What are the best practices related to coordinating a switchover or failover with entities outside of the databases? For example, let's take a basic switchover:
Pre-outage actions
Verifying the topology of the cluster being changed
Choosing a replica to become the new master (may depend on DC location, state of the instance, how much redo lag exists, etc.)
Creating blackouts in monitoring and notification systems
Sending notifications to interested parties
Outage actions
Notifying upstream elements to stop sending traffic to the master and waiting for their ACKs
Ensuring that the master being switched away from cannot accept any new read/write traffic
Allowing the in-flight transactions to complete and/or kill them
Ensure that all logs needed by the replica that will become the new master have been received (and possibly applied)

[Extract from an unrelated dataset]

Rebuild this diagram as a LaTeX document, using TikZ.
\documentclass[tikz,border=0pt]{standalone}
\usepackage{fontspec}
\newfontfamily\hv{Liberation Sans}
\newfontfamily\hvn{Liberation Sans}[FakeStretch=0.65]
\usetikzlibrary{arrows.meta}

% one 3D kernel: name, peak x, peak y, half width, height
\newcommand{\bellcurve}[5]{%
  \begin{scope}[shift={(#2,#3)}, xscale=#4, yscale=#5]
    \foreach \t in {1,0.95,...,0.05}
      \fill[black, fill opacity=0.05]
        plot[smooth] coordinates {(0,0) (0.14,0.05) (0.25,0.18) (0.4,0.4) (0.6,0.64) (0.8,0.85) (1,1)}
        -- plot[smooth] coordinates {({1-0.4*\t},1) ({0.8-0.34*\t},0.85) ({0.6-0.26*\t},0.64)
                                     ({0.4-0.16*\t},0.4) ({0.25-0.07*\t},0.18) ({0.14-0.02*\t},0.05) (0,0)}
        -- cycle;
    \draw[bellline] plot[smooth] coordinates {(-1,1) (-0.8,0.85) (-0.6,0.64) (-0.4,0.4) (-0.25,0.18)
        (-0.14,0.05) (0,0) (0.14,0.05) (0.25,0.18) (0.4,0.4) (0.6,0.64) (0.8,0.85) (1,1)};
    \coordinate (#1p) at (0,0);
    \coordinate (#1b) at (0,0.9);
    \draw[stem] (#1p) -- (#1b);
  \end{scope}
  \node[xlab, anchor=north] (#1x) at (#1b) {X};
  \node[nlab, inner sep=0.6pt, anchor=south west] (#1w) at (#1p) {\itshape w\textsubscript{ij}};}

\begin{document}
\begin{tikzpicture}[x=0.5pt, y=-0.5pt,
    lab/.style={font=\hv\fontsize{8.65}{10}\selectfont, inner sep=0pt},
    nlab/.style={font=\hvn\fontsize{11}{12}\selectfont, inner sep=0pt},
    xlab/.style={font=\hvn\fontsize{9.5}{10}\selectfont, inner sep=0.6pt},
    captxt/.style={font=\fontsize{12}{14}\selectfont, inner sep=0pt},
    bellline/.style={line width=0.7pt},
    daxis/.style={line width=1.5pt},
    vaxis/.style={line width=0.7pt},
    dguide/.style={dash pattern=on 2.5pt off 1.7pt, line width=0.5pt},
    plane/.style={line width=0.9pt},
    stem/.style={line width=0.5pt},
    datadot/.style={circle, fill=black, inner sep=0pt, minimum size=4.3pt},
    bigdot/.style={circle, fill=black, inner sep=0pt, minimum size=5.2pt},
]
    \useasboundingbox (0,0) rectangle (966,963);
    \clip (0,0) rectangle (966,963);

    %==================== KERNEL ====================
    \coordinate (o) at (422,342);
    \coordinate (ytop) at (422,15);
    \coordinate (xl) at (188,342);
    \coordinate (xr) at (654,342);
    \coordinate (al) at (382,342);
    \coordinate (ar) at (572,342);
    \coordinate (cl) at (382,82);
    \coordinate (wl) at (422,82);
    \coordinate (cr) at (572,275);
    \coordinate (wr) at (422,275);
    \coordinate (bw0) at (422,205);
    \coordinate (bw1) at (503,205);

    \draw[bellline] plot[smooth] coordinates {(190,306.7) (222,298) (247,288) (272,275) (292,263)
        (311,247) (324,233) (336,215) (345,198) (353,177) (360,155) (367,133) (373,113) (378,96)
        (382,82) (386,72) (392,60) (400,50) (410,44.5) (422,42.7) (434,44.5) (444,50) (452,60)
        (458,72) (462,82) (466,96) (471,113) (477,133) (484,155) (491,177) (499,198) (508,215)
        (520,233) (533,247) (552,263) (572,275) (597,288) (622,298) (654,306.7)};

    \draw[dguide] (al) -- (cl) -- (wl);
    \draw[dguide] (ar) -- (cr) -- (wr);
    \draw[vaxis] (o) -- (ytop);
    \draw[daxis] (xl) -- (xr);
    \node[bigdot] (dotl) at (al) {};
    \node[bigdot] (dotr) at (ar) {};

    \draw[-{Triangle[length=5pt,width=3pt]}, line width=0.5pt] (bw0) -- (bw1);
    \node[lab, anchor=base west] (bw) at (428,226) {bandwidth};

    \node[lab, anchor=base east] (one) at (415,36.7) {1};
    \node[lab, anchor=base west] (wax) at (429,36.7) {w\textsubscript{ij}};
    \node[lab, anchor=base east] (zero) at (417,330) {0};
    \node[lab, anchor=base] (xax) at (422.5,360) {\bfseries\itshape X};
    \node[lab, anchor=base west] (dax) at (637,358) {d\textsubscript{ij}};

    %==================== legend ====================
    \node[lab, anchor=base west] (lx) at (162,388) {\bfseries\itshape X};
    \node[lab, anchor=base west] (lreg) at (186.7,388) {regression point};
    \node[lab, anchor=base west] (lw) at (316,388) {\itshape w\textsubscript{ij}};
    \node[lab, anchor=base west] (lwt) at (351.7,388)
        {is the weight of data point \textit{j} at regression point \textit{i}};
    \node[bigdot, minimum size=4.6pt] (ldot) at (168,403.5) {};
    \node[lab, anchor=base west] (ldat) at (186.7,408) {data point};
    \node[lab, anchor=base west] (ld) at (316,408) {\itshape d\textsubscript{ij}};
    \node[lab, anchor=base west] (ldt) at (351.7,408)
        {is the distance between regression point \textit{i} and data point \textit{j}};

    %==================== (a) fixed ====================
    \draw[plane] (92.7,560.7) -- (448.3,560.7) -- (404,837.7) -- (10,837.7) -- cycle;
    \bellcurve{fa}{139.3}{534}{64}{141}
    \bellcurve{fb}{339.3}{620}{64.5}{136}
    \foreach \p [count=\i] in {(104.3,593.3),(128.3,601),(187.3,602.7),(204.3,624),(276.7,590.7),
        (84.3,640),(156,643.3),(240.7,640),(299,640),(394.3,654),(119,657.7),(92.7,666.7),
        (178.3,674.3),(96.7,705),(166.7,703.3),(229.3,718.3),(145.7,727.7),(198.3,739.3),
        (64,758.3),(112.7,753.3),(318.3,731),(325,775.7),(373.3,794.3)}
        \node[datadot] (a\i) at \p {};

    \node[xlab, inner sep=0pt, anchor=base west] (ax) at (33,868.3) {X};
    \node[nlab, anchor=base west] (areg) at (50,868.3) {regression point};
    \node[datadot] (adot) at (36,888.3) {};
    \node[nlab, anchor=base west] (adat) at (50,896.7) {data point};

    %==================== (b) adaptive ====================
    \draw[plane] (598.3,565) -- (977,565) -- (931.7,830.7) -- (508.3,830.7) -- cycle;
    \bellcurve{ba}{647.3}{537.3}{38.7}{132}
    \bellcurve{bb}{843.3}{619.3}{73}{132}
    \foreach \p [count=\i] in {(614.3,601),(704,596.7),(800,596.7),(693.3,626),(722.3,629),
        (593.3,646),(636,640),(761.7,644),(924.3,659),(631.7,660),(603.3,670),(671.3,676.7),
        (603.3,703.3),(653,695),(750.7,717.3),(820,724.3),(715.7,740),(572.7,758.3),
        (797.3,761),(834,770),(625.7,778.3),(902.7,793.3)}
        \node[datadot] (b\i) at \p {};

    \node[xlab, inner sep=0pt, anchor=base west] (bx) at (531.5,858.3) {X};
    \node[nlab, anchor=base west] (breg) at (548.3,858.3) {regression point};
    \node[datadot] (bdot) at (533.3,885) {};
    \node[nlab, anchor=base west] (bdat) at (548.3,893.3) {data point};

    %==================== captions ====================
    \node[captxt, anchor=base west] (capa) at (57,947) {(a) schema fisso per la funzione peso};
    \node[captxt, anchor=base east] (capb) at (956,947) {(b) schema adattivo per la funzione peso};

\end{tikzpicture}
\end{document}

Starting the shutdown of the master being switched away from
Enabling writes on the new master
Notifying upstream elements of the endpoint of the new master and waiting for their ACKs
Notifying upstream elements to start sending traffic to the master and waiting for their ACKs
Post-outage actions
Ensure that the old master shuts down cleanly. Restart it and bring it down cleanly if it does not.
Reinstate the old master as a replica as appropriate
Should this be driven by Orchestrator through hooks to external scripts/binaries or is the expectation that the overall orchestration will be done outside of Orchestrator?
Regards,
John Smiley
Head of Databases
Proton Technologies AG